Excerpts from Jim Conrad's
Naturalist Newsletter

Snapping Shrimp, ALPHEUS cf CARLAE

from the March 1, 2015 Newsletter issued from Río Lagartos, on the Yucatan Peninsula's northern coast (~N21.60°, ~W88.16°), Yucatán state, MÉXICO
SNAPPING SHRIMP

During a very low tide, Rayo and I waded at the edge of a shallowly submerged prairie of Shoalgrass, among the remains of an abandoned, metal pipeline about thigh-high, normally underwater. Mostly eroded away, the pipeline formed a long, seaweed- and barnacle-encrusted sort of bathtub. It was left over from the days of cutting and dredging the canal through the narrow finger of land separating Ría Lagartos Estuary from the Gulf of Mexico, in front of the town of Río Lagartos. In this rock-poor, sedimentary environment, it attracted an untold diversity of aquatic organisms needing a stable substrate on which to anchor.

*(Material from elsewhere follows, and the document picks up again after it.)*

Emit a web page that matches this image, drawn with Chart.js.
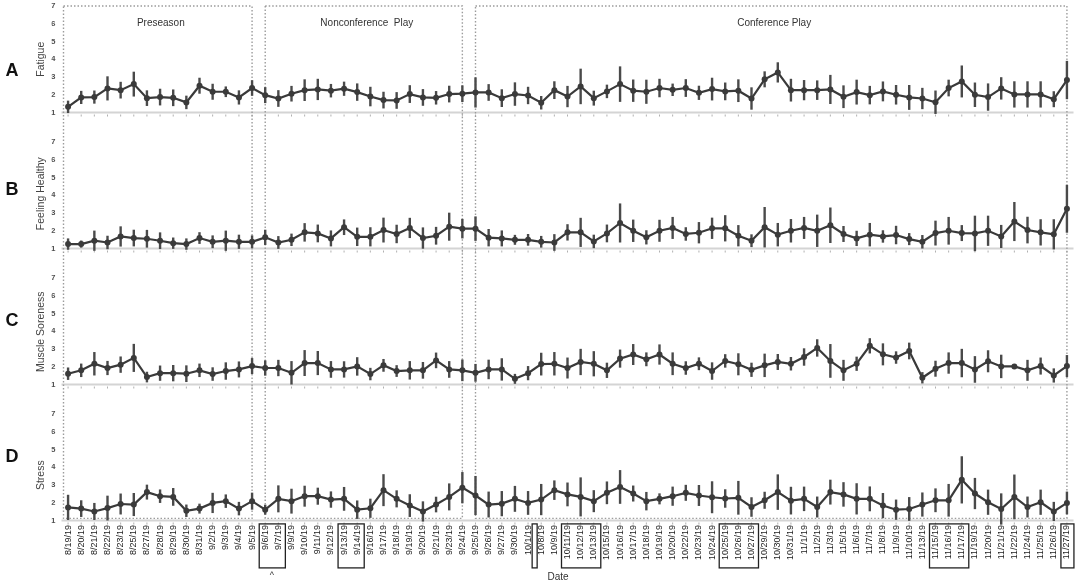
<!DOCTYPE html>
<html>
<head>
<meta charset="utf-8">
<script src="https://cdn.jsdelivr.net/npm/chart.js@4.4.0/dist/chart.umd.min.js"></script>
<style>
  html, body { margin: 0; padding: 0; background: #fff; }
  #wrap { width: 1084px; height: 588px; position: relative; }
</style>
</head>
<body>
<div id="wrap"><canvas id="chartCanvas"></canvas></div>
<script>
var dates = [
  "8/19/19","8/20/19","8/21/19","8/22/19","8/23/19","8/25/19","8/27/19","8/28/19","8/29/19","8/30/19",
  "8/31/19","9/2/19","9/3/19","9/4/19","9/5/19","9/6/19","9/7/19","9/9/19","9/10/19","9/11/19",
  "9/12/19","9/13/19","9/14/19","9/16/19","9/17/19","9/18/19","9/19/19","9/20/19","9/21/19","9/23/19",
  "9/24/19","9/25/19","9/26/19","9/27/19","9/30/19","10/1/19","10/8/19","10/9/19","10/11/19","10/12/19",
  "10/13/19","10/15/19","10/16/19","10/17/19","10/18/19","10/19/19","10/20/19","10/22/19","10/23/19","10/24/19",
  "10/25/19","10/26/19","10/27/19","10/29/19","10/30/19","10/31/19","11/1/19","11/2/19","11/3/19","11/5/19",
  "11/6/19","11/7/19","11/8/19","11/9/19","11/10/19","11/13/19","11/15/19","11/16/19","11/17/19","11/19/19",
  "11/20/19","11/21/19","11/22/19","11/24/19","11/25/19","11/26/19","11/27/19"
];

var fatigueMean = [
  1.32,1.85,1.87,2.36,2.26,2.6,1.81,1.87,1.83,1.57,
  2.51,2.17,2.17,1.85,2.38,1.98,1.79,2.06,2.26,2.3,
  2.23,2.34,2.15,1.9,1.7,1.68,2.04,1.85,1.83,2.04,
  2.06,2.13,2.13,1.81,2.04,1.96,1.55,2.26,1.9,2.47,
  1.81,2.19,2.6,2.23,2.17,2.38,2.28,2.38,2.11,2.32,
  2.19,2.23,1.79,2.87,3.26,2.26,2.26,2.26,2.3,1.89,
  2.15,1.98,2.19,2.0,1.85,1.79,1.58,2.38,2.75,2.0,
  1.87,2.36,2.02,2.02,2.02,1.75,2.83
];
var fatigueErr = [
  0.35,0.37,0.37,0.68,0.47,0.7,0.44,0.47,0.47,0.38,
  0.45,0.45,0.3,0.4,0.44,0.45,0.47,0.44,0.61,0.6,
  0.38,0.4,0.49,0.55,0.47,0.47,0.5,0.47,0.38,0.47,
  0.47,0.85,0.47,0.5,0.66,0.49,0.38,0.5,0.6,1.0,
  0.42,0.38,1.0,0.63,0.68,0.52,0.35,0.5,0.4,0.64,
  0.5,0.64,0.63,0.45,0.57,0.64,0.57,0.55,0.82,0.64,
  0.7,0.52,0.56,0.55,0.7,0.6,0.66,0.47,0.9,0.69,
  0.77,0.63,0.74,0.74,0.74,0.45,1.08
];

var healthyMean = [
  1.25,1.25,1.44,1.34,1.68,1.59,1.55,1.44,1.3,1.25,
  1.59,1.38,1.44,1.38,1.38,1.63,1.34,1.49,1.91,1.85,
  1.57,2.2,1.66,1.66,2.04,1.82,2.16,1.59,1.72,2.23,
  2.12,2.12,1.61,1.57,1.49,1.49,1.38,1.34,1.91,1.91,
  1.4,1.85,2.44,2.0,1.63,2.0,2.16,1.82,1.89,2.14,
  2.14,1.72,1.44,2.2,1.78,2.0,2.16,2.0,2.31,1.82,
  1.57,1.78,1.68,1.76,1.53,1.38,1.87,2.0,1.87,1.85,
  2.0,1.68,2.52,2.04,1.91,1.8,3.24
];
var healthyErr = [
  0.32,0.2,0.57,0.38,0.57,0.47,0.5,0.47,0.32,0.32,
  0.33,0.36,0.57,0.4,0.36,0.43,0.36,0.35,0.52,0.5,
  0.45,0.44,0.52,0.54,0.7,0.52,0.57,0.6,0.5,0.79,
  0.55,0.69,0.49,0.45,0.28,0.33,0.33,0.47,0.46,0.82,
  0.38,0.5,1.1,0.63,0.4,0.62,0.62,0.38,0.6,0.6,
  0.74,0.6,0.36,1.14,0.66,0.66,0.62,0.91,1.0,0.45,
  0.43,0.66,0.35,0.52,0.34,0.38,0.7,0.78,0.45,1.0,
  0.85,0.65,1.1,0.75,0.74,0.85,1.35
];

var sorenessMean = [
  1.61,1.8,2.17,1.93,2.12,2.5,1.42,1.64,1.64,1.61,
  1.8,1.59,1.76,1.85,2.04,1.93,1.93,1.66,2.21,2.21,
  1.85,1.85,2.02,1.59,2.08,1.76,1.8,1.8,2.36,1.85,
  1.8,1.66,1.85,1.85,1.32,1.64,2.15,2.17,1.93,2.27,
  2.17,1.8,2.46,2.69,2.42,2.69,2.17,1.93,2.17,1.76,
  2.33,2.14,1.83,2.08,2.27,2.17,2.55,3.06,2.33,1.8,
  2.17,3.18,2.7,2.52,2.89,1.38,1.89,2.21,2.21,1.85,
  2.31,2.02,2.02,1.8,2.04,1.51,2.04
];
var sorenessErr = [
  0.35,0.38,0.66,0.4,0.46,0.79,0.3,0.43,0.46,0.47,
  0.38,0.38,0.49,0.45,0.45,0.43,0.46,0.66,0.73,0.68,
  0.47,0.46,0.52,0.35,0.36,0.33,0.52,0.47,0.44,0.47,
  0.61,0.5,0.55,0.63,0.28,0.4,0.64,0.66,0.59,0.74,
  0.71,0.43,0.51,0.59,0.39,0.57,0.64,0.38,0.36,0.49,
  0.38,0.62,0.4,0.66,0.45,0.38,0.49,0.49,0.95,0.59,
  0.4,0.43,0.62,0.35,0.47,0.32,0.45,0.6,0.8,0.75,
  0.62,0.66,0.05,0.59,0.48,0.4,0.62
];

var stressMean = [
  1.74,1.67,1.51,1.7,1.93,1.9,2.6,2.37,2.33,1.55,
  1.67,1.99,2.09,1.67,2.09,1.61,2.22,2.09,2.37,2.37,
  2.18,2.22,1.61,1.69,2.71,2.22,1.84,1.51,1.9,2.33,
  2.85,2.41,1.9,1.95,2.22,1.99,2.18,2.71,2.47,2.33,
  2.09,2.56,2.89,2.52,2.09,2.22,2.37,2.56,2.41,2.31,
  2.24,2.28,1.76,2.14,2.6,2.12,2.22,1.76,2.6,2.47,
  2.22,2.22,1.84,1.61,1.65,1.9,2.14,2.14,3.29,2.52,
  2.03,1.65,2.33,1.76,2.03,1.51,1.99
];
var stressErr = [
  0.71,0.47,0.48,0.7,0.59,0.65,0.42,0.38,0.5,0.35,
  0.28,0.57,0.38,0.38,0.48,0.28,0.76,0.7,0.59,0.48,
  0.46,0.67,0.52,0.54,0.9,0.48,0.64,0.57,0.44,0.76,
  0.88,1.1,0.73,0.71,0.73,0.67,0.88,0.55,0.67,1.1,
  0.62,0.64,0.95,0.45,0.52,0.31,0.54,0.45,0.59,0.9,
  0.52,0.95,0.55,0.48,1.0,0.78,0.69,0.59,0.7,0.69,
  0.88,0.7,0.71,0.57,0.67,0.68,0.67,0.92,1.33,0.88,
  0.71,0.88,1.26,0.59,0.71,0.54,0.64
];

var panelNames = ["Fatigue", "Feeling Healthy", "Muscle Soreness", "Stress"];
var panelLetters = ["A", "B", "C", "D"];
var phaseNames = ["Preseason", "Nonconference  Play", "Conference Play"];
var phaseStart = ["8/19/19", "9/6/19", "9/25/19"];
var phaseEnd = ["9/5/19", "9/24/19", "11/27/19"];
var boxedStart = ["9/6/19", "9/13/19", "10/11/19", "10/25/19", "11/15/19", "11/27/19"];
var boxedEnd = ["9/7/19", "9/14/19", "10/13/19", "10/27/19", "11/17/19", "11/27/19"];
var narrowMark = "10/1/19";

var axisIds = ["yA", "yB", "yC", "yD"];
var lineColor = "#3a3a3a";
var dotted = "#9c9c9c";

function makeSet(data, err, axis) {
  return {
    data: data,
    errors: err,
    yAxisID: axis,
    borderColor: lineColor,
    backgroundColor: lineColor,
    borderWidth: 2.2,
    pointRadius: 3,
    pointBorderWidth: 0,
    pointBackgroundColor: lineColor,
    tension: 0,
    clip: false
  };
}

function makeY(min, stackWeight, weight) {
  return {
    type: "linear",
    position: "left",
    stack: "panels",
    stackWeight: stackWeight,
    weight: weight,
    min: min,
    max: 7,
    border: { display: false },
    grid: { display: false, drawTicks: false },
    afterBuildTicks: function (scale) {
      scale.ticks = [1, 2, 3, 4, 5, 6, 7].map(function (v) { return { value: v }; });
    },
    afterFit: function (scale) {
      scale.width = 10;
      scale.paddingTop = 0;
      scale.paddingBottom = 0;
    },
    ticks: {
      autoSkip: false,
      padding: 6,
      color: "#505050",
      font: { size: 8, weight: "bold" }
    }
  };
}

var panelPlugin = {
  id: "panels",
  beforeDatasetsDraw: function (chart) {
    var ctx = chart.ctx;
    var xs = chart.scales.x;
    var area = chart.chartArea;
    var ys = axisIds.map(function (id) { return chart.scales[id]; });
    ctx.save();

    // light baseline and little tick marks in every panel
    ys.forEach(function (s) {
      var y1 = s.getPixelForValue(1);
      ctx.strokeStyle = "#d4d4d4";
      ctx.lineWidth = 2;
      ctx.beginPath();
      ctx.moveTo(area.left, y1);
      ctx.lineTo(area.right, y1);
      ctx.stroke();
      ctx.strokeStyle = "#b0b0b0";
      ctx.lineWidth = 1;
      for (var i = 0; i < dates.length; i++) {
        var px = xs.getPixelForValue(i);
        ctx.beginPath();
        ctx.moveTo(px, y1 + 2);
        ctx.lineTo(px, y1 + 4);
        ctx.stroke();
      }
    });

    // dotted season boxes running through all panels
    var top = ys[0].getPixelForValue(7);
    var bottom = ys[3].getPixelForValue(1.12);
    ctx.strokeStyle = dotted;
    ctx.lineWidth = 1.4;
    ctx.setLineDash([1.5, 2]);
    for (var p = 0; p < phaseNames.length; p++) {
      var l = p === 0 ? area.left + 2 : xs.getPixelForValue(dates.indexOf(phaseStart[p]));
      var r = xs.getPixelForValue(dates.indexOf(phaseEnd[p]));
      ctx.strokeRect(l, top, r - l, bottom - top);
    }
    ctx.setLineDash([]);

    ctx.fillStyle = "#333";
    ctx.font = "10px 'Liberation Sans', Arial, sans-serif";
    ctx.textAlign = "center";
    ctx.textBaseline = "middle";
    for (var q = 0; q < phaseNames.length; q++) {
      var a = q === 0 ? area.left + 2 : xs.getPixelForValue(dates.indexOf(phaseStart[q]));
      var b = xs.getPixelForValue(dates.indexOf(phaseEnd[q]));
      ctx.fillText(phaseNames[q], (a + b) / 2 + 3, ys[0].getPixelForValue(6.05));
    }

    // error bars
    ctx.strokeStyle = "#4a4a4a";
    ctx.lineWidth = 2.4;
    chart.data.datasets.forEach(function (ds) {
      var s = chart.scales[ds.yAxisID];
      ds.data.forEach(function (v, j) {
        var px = xs.getPixelForValue(j);
        ctx.beginPath();
        ctx.moveTo(px, s.getPixelForValue(v - ds.errors[j]));
        ctx.lineTo(px, s.getPixelForValue(v + ds.errors[j]));
        ctx.stroke();
      });
    });
    ctx.restore();
  },
  afterDraw: function (chart) {
    var ctx = chart.ctx;
    var xs = chart.scales.x;
    var area = chart.chartArea;
    var ys = axisIds.map(function (id) { return chart.scales[id]; });
    var letterAt = [3.34, 4.32, 4.58, 4.6];
    var titleAt = [4.0, 4.09, 3.97, 3.55];
    ctx.save();
    ctx.fillStyle = "#111";
    ctx.textAlign = "center";
    ctx.textBaseline = "middle";
    ctx.font = "bold 18px 'Liberation Sans', Arial, sans-serif";
    ys.forEach(function (s, i) {
      ctx.fillText(panelLetters[i], 12, s.getPixelForValue(letterAt[i]));
    });
    ctx.fillStyle = "#444";
    ctx.font = "10.5px 'Liberation Sans', Arial, sans-serif";
    ys.forEach(function (s, i) {
      ctx.save();
      ctx.translate(41, s.getPixelForValue(titleAt[i]));
      ctx.rotate(-Math.PI / 2);
      ctx.fillText(panelNames[i], 0, 0);
      ctx.restore();
    });

    // boxes round some dates
    var bTop = area.bottom + 2.5;
    var bBot = area.bottom + 46.5;
    ctx.strokeStyle = "#222";
    ctx.lineWidth = 1.3;
    for (var k = 0; k < boxedStart.length; k++) {
      var l = xs.getPixelForValue(dates.indexOf(boxedStart[k])) - 6;
      var r = xs.getPixelForValue(dates.indexOf(boxedEnd[k])) + 7;
      ctx.strokeRect(l, bTop, r - l, bBot - bTop);
    }
    var ni = dates.indexOf(narrowMark);
    var mid = (xs.getPixelForValue(ni) + xs.getPixelForValue(ni + 1)) / 2;
    ctx.strokeRect(mid - 2.5, bTop, 5, bBot - bTop);

    ctx.fillStyle = "#333";
    ctx.font = "9px 'Liberation Sans', Arial, sans-serif";
    var ci = dates.indexOf(boxedStart[0]);
    ctx.fillText("^", (xs.getPixelForValue(ci) + xs.getPixelForValue(ci + 1)) / 2, bBot + 8);
    ctx.font = "10px 'Liberation Sans', Arial, sans-serif";
    ctx.fillText("Date", 558, 577);
    ctx.restore();
  }
};

var canvas = document.getElementById("chartCanvas");

var panelChart = new Chart(canvas, {
  type: "line",
  data: {
    labels: dates,
    datasets: [
      makeSet(fatigueMean, fatigueErr, "yA"),
      makeSet(healthyMean, healthyErr, "yB"),
      makeSet(sorenessMean, sorenessErr, "yC"),
      makeSet(stressMean, stressErr, "yD")
    ]
  },
  options: {
    responsive: true,
    maintainAspectRatio: false,
    animation: false,
    events: [],
    layout: { padding: { left: 51.5, right: 10.5, top: 6, bottom: 0 } },
    plugins: { legend: { display: false }, tooltip: { enabled: false } },
    scales: {
      x: {
        type: "category",
        offset: true,
        border: { display: false },
        grid: { display: false, drawTicks: false },
        afterFit: function (scale) { scale.height = 66.6; },
        ticks: {
          autoSkip: false,
          minRotation: 90,
          maxRotation: 90,
          padding: 3.5,
          color: "#222",
          font: { size: 9 }
        }
      },
      yA: makeY(-0.66, 136, 4),
      yB: makeY(-0.66, 136, 3),
      yC: makeY(-0.66, 136, 2),
      yD: makeY(0.95, 107.4, 1)
    }
  },
  plugins: [panelPlugin]
});
</script>
</body>
</html>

Below, you can see Rayo exploring the decaying pipeline:

exploring at low tide

You've already been introduced to several organisms found in this accidental diversity hot-spot, the Sargassum Fish and the octopus among them. That day, one of the most attention-getting in the area was the pencil-thin little crawfish-like crustacean shown at the top of this page. A side view showing how the tail curls under, shrimp-like, is shown below:

Snapping Shrimp, ALPHEUS cf CARLAE, side view

That little being doesn't look like it would draw attention, except maybe for its larger claw, which seems somehow deformed and useless. A closer look at the weirdly shaped large claw is provided below:

Snapping Shrimp, ALPHEUS cf CARLAE, large claw

It turned out that the big claw isn't deformed at all, but rather is one of the most remarkable adaptations found in the animal world. For, that claw is used by the shrimp to make a kind of snap that is so powerful that the percussive impact of the snap's shock wave traveling through water can stun or kill small, nearby fish or other prey. The shrimp doesn't use the big claw to grab prey, but to "shoot" it with a shock wave.

That day, as we wandered along the old pipeline's length, we were accompanied by an ongoing series of snapping sounds, averaging maybe every 15 seconds. Unable to see the snapping being made, I wondered whether all of them were used to stun prey, or were some or all of them being used to warn others of the species to stay out of the snapper's territory, or maybe the snapping served in courtship, the notion being that the more powerful the snap, the more robust the potential mate.

I'd never heard of this kind of thing but a little Internet sleuthing turned up a whole new part of the animal kingdom to explore. Our critter is a snapping shrimp, a member of the Snapping Shrimp Family, the Alpheidae, which is of worldwide distribution and embraces about 600 species in 38 or more genera. Most snapping shrimps dig burrows and are common inhabitants of coral reefs, submerged seagrass flats like ours, and oyster reefs, mostly in tropical and temperate coastal and marine waters.

Of the world's 600 species, about 70 are listed for waters of the Gulf of Mexico and even more occur in the Caribbean. Luckily, on the Internet there's a freely downloadable 2012 treatment of the group of snapping shrimp species to which our shrimp seems to belong, Arthur Anker's "Revision of the western Atlantic members of the Alpheus armillatus species H. Milne Edwards, 1837 species complex (Decapoda, Alpheidae), with description of seven new species."

That well illustrated revision indicates that our snapping shrimp probably is ALPHEUS CARLAE, found in the Caribbean but not most of the Gulf of Mexico, occurring from Florida south to South America and southern Brazil. Anker describes its habitat as shallow, protected bays and lagoons, on fine sand and silt, close to mangroves or seagrass beds, which is exactly where we found our individual.

The knock-out snap produced by snapping shrimp fascinates scientists, one reason being that snapping shrimp snaps are a major source of noise in the ocean, even sometimes interfering with SONAR navigation. Technically the snap is said to result from the collapse of a "cavitation bubble" produced by the modified claw. The term cavitation applies to the formation of a partial vacuum in a liquid by a swiftly moving solid body. Studies show that snapping shrimp snaps are so intense that light is emitted.